* Begin Provided material *

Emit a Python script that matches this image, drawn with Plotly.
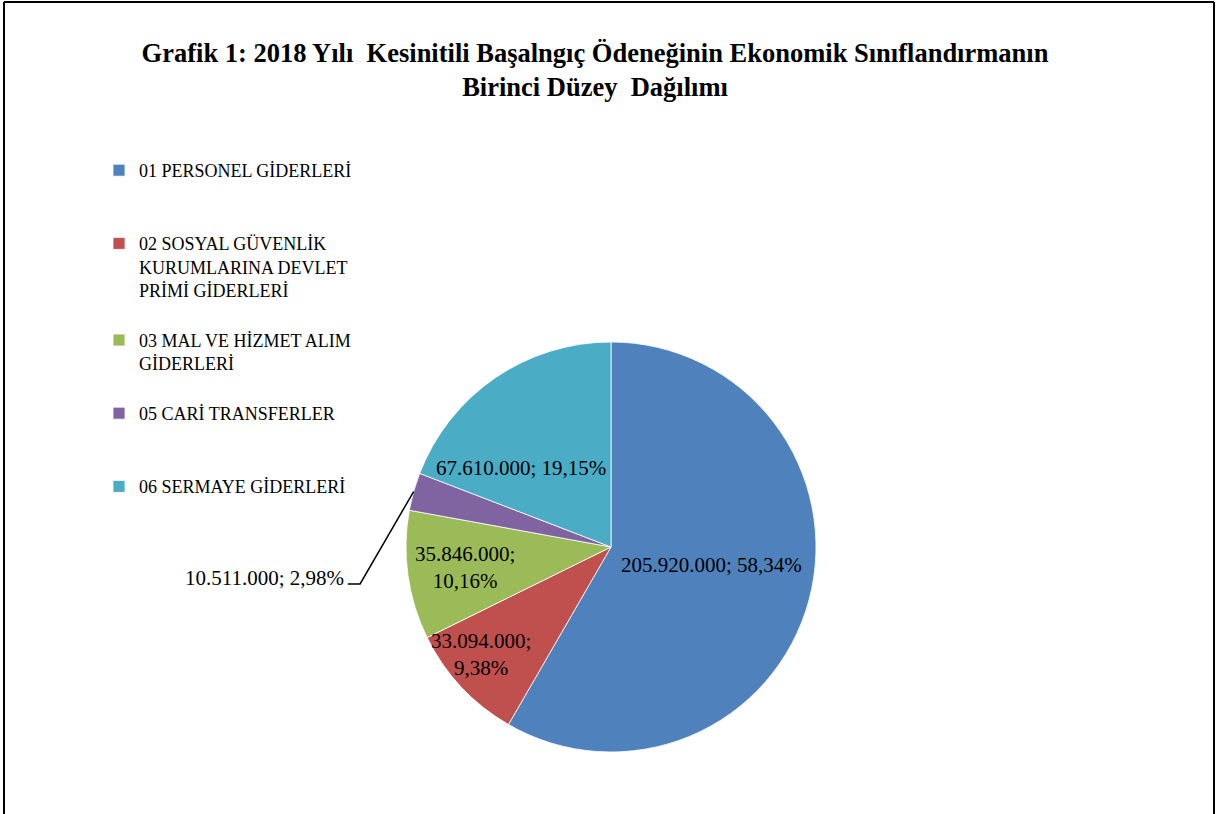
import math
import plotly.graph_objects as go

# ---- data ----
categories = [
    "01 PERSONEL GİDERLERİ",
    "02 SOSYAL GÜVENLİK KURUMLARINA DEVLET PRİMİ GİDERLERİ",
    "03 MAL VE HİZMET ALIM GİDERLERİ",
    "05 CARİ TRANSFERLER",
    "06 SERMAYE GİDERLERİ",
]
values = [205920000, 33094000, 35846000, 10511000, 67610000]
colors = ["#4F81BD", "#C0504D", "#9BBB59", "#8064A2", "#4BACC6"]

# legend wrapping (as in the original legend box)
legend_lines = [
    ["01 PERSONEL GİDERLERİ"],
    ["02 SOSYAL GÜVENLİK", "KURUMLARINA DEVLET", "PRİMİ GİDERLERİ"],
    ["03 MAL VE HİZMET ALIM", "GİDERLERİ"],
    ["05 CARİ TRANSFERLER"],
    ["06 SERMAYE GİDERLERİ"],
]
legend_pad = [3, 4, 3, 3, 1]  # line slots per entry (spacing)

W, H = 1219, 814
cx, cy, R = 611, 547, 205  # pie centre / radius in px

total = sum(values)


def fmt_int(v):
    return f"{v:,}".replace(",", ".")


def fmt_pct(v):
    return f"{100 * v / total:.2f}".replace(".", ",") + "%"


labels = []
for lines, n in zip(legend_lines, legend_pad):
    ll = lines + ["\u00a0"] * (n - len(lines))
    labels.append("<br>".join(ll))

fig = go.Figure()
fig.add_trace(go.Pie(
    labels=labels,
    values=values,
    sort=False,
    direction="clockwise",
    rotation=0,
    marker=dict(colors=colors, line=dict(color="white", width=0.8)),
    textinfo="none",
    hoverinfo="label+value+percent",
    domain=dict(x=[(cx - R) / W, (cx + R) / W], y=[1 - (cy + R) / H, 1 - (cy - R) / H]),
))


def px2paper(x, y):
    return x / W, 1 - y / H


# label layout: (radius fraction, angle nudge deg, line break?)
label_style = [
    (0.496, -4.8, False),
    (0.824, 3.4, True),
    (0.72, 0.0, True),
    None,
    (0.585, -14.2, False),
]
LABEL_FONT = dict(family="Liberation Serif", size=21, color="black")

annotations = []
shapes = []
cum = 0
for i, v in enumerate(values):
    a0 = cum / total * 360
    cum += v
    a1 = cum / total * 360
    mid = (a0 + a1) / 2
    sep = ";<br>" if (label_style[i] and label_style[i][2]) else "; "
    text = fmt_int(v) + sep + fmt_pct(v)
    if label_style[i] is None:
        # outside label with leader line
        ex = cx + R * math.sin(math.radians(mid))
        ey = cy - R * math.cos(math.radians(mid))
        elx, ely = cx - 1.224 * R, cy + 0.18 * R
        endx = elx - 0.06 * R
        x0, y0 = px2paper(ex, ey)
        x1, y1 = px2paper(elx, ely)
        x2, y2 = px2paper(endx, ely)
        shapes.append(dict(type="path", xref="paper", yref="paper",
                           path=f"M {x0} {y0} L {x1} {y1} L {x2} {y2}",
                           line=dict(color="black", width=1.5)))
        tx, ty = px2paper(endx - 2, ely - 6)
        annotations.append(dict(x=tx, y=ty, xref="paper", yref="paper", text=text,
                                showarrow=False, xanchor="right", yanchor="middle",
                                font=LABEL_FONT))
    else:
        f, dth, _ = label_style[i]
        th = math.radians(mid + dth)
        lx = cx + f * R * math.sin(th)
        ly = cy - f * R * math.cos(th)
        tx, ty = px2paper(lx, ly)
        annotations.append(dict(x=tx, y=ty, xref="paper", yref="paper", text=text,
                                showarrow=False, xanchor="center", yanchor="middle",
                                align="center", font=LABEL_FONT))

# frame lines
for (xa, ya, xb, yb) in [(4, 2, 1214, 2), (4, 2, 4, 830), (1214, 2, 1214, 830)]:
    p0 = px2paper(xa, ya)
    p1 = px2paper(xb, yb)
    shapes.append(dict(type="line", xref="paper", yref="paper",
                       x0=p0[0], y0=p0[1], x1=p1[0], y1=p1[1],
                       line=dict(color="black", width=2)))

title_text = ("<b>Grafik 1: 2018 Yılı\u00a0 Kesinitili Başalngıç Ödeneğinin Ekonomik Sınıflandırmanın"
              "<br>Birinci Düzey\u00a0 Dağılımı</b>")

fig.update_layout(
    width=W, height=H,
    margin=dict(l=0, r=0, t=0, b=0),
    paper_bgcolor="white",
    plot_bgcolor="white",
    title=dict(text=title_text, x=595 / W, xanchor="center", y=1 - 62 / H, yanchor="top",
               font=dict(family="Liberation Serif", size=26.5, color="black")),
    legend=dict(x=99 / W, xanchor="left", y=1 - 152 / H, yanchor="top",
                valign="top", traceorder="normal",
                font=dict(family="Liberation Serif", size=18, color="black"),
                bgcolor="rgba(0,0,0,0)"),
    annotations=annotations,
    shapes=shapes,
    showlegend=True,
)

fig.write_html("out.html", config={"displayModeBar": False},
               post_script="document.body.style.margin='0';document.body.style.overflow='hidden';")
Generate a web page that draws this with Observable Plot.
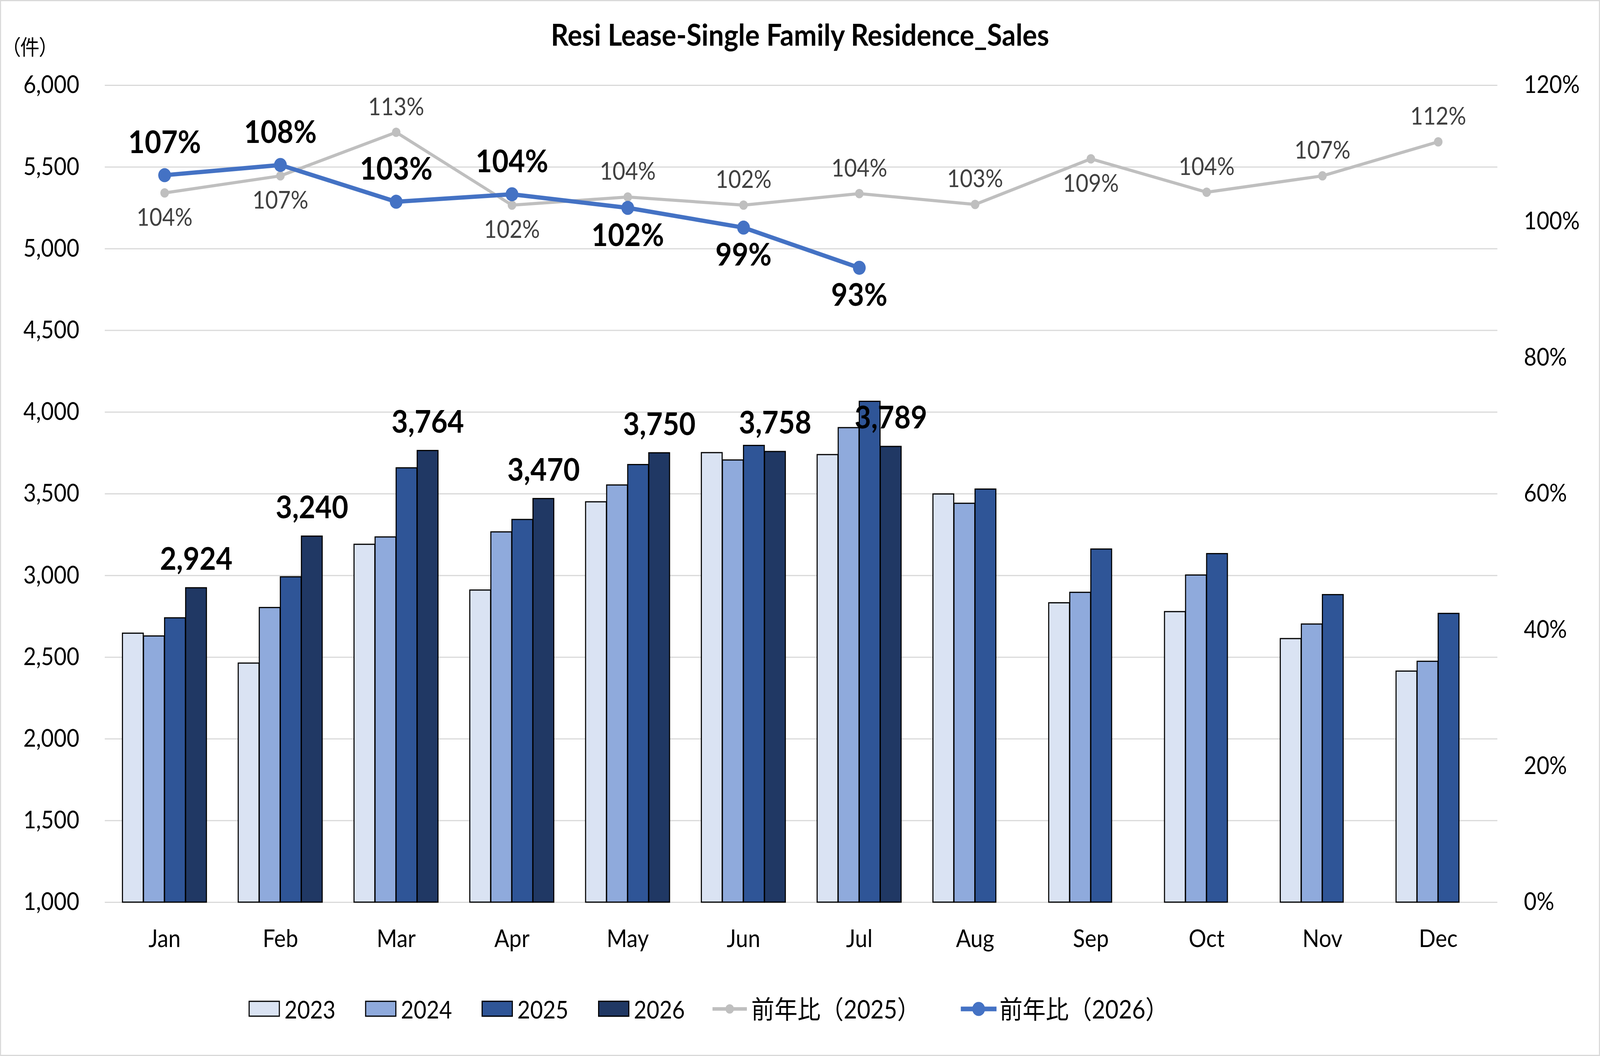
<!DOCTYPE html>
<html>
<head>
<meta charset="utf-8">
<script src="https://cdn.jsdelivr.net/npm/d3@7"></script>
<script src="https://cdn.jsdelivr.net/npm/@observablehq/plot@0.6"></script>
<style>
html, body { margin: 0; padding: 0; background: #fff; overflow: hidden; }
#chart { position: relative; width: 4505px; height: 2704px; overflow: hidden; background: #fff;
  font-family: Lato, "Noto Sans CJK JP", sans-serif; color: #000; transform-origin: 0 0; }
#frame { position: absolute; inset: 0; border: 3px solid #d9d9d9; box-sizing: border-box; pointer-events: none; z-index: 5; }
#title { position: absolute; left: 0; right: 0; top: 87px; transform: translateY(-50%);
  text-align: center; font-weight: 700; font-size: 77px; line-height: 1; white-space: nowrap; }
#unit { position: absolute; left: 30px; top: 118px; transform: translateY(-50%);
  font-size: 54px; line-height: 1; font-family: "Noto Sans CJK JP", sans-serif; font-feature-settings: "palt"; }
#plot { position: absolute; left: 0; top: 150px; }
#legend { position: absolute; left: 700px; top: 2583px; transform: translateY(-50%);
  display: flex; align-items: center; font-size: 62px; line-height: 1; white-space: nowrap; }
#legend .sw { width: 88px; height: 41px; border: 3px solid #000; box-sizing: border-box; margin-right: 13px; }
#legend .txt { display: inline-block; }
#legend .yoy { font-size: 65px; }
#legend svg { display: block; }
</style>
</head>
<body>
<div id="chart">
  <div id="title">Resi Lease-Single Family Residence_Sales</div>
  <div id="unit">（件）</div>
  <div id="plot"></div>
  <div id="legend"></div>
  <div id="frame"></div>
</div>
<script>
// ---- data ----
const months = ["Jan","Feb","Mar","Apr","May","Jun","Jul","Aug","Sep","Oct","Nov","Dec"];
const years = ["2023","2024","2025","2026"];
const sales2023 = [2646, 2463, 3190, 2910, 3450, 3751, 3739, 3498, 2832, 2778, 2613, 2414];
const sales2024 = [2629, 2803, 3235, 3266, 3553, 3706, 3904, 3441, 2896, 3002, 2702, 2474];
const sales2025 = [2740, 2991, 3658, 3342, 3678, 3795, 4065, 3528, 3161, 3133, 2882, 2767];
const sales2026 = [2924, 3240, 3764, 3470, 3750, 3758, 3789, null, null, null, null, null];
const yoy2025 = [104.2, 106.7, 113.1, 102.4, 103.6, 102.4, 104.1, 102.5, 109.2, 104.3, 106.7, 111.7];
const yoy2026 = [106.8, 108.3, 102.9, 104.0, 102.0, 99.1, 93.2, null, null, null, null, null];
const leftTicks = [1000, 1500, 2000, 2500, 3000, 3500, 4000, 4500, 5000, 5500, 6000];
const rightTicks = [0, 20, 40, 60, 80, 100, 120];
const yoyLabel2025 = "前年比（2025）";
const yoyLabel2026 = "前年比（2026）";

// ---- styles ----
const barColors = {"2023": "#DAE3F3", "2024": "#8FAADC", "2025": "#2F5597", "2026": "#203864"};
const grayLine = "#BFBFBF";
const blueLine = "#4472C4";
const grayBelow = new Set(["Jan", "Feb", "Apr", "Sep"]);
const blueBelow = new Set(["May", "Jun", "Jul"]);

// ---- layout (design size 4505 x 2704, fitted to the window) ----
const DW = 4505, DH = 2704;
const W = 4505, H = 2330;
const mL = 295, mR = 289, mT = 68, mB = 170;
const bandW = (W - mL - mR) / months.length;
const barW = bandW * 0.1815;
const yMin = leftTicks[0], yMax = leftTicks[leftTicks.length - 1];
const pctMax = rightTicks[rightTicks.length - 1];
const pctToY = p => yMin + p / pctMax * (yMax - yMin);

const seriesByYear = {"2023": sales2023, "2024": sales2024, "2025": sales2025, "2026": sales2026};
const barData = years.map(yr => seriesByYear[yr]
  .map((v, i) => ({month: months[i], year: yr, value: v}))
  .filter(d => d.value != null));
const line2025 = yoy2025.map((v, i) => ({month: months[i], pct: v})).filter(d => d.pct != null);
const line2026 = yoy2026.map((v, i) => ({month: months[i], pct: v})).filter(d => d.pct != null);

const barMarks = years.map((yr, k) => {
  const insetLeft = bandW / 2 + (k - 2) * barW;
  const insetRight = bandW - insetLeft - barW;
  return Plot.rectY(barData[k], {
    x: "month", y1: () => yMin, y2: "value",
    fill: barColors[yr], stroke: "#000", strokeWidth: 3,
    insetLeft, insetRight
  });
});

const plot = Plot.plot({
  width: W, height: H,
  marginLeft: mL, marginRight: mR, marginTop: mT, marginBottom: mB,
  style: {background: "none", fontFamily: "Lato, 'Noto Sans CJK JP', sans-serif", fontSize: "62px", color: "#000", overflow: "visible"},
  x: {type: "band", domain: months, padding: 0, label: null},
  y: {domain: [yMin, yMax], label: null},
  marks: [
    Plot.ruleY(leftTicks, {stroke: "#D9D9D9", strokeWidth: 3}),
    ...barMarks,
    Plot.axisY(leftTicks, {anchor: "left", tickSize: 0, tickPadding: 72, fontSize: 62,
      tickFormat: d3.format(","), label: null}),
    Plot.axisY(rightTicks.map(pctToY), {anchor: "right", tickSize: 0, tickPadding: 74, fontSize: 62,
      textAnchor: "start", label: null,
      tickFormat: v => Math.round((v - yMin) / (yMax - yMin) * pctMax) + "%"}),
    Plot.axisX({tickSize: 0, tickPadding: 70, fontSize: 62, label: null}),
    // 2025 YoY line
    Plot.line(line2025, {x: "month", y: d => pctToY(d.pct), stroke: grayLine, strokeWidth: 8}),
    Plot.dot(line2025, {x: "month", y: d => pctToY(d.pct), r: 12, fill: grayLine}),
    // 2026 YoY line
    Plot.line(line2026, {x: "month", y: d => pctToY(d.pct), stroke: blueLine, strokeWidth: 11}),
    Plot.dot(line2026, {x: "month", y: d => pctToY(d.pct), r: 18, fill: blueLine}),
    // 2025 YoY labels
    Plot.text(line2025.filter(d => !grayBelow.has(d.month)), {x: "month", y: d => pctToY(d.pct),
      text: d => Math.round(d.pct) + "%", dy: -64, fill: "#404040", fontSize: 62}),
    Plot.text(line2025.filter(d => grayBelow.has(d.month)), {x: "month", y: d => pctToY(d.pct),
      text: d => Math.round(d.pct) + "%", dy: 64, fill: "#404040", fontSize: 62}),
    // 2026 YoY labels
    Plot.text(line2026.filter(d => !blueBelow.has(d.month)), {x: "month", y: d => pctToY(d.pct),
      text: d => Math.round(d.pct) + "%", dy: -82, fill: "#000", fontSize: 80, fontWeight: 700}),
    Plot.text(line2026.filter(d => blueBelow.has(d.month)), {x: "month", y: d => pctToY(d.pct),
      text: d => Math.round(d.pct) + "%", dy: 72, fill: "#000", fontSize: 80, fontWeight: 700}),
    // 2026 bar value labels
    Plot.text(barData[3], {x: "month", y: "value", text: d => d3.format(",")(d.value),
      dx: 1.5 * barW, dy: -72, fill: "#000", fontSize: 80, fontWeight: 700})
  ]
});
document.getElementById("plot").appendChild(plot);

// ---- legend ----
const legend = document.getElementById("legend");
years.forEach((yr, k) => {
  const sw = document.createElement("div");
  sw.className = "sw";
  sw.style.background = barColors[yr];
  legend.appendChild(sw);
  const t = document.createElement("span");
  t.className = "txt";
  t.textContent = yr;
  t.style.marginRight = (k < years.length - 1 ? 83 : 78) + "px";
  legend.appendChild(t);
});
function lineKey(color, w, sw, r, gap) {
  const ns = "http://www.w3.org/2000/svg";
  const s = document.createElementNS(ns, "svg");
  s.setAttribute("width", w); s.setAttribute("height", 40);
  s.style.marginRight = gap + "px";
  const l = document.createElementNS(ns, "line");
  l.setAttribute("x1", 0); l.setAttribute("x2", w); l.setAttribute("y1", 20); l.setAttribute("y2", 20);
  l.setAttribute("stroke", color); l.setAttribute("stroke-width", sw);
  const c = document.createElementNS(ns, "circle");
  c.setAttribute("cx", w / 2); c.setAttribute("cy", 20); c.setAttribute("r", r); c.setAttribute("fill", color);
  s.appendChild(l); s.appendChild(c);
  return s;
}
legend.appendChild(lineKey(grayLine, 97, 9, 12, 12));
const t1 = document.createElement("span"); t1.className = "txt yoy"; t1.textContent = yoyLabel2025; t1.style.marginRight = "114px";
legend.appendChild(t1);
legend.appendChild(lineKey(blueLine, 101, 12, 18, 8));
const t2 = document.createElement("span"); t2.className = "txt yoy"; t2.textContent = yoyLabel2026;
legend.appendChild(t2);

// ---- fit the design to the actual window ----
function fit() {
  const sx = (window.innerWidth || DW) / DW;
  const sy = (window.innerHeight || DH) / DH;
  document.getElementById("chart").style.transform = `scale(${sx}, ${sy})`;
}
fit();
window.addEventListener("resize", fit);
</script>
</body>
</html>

* End Provided material *

Job:
Please extract exactly the lines of the data, from the first through the line containing "import plotly.graph_objects as go", and add no pictures to the copy.

Full solution:
Emit a Python script that matches this image, drawn with Plotly.
import math
import plotly.graph_objects as go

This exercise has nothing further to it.